Dec. 10 2018 — Walt Disney Co.'s pending acquisition of much of 21st Century Fox Inc. certainly raised the bar for cable network valuations — at 15.4x cash flow — and the divestiture of the regional sports networks may see another double-digit-multiple transaction with Inc. in the mix of buyers. Another deal, Nexstar Media Group Inc.'s pending acquisition of Tribune Media Co., sees stakes in three cable nets going to the buyer for single-digit multiples (6.9x).

The deal follows the collapse of Sinclair Broadcast Group Inc.'s deal to buy the company, which is now being litigated. We think that Nexstar is getting quite a deal on the cable network assets and will likely flip them for a quick profit.

When Discovery Inc. agreed to buy Scripps Networks Interactive Inc. in July 2017, the domestic cable networks were valued at $10.14 billion, or 10.5x cash flow, with Food Network (US) valued at $4.5 billion (Scripps owned 68.7%) and Cooking Channel (US) (also at 68.7%) valued at $525 million.

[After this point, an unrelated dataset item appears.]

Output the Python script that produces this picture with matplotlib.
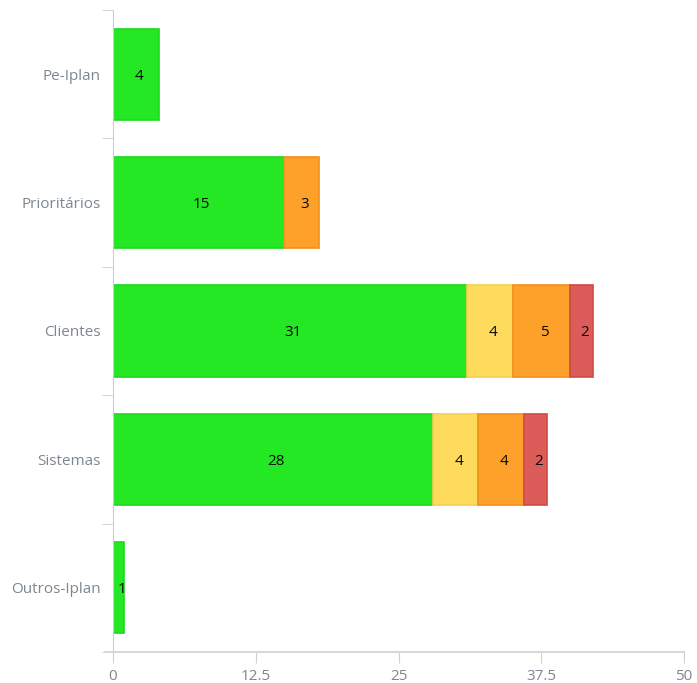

In the current transaction, the valuations come to $3.47 billion and $323 million, respectively. Thus, if Nexstar can get Discovery Communications to pay at least what it paid in the Scripps transaction, Nexstar may make a quick profit. Granted, minority interests typically trade at a discount. Scripps Networks Interactive, however, has tried for years to cut a deal to buy out the minority stake and it may be willing to strike a deal at a higher price to put this issue behind it.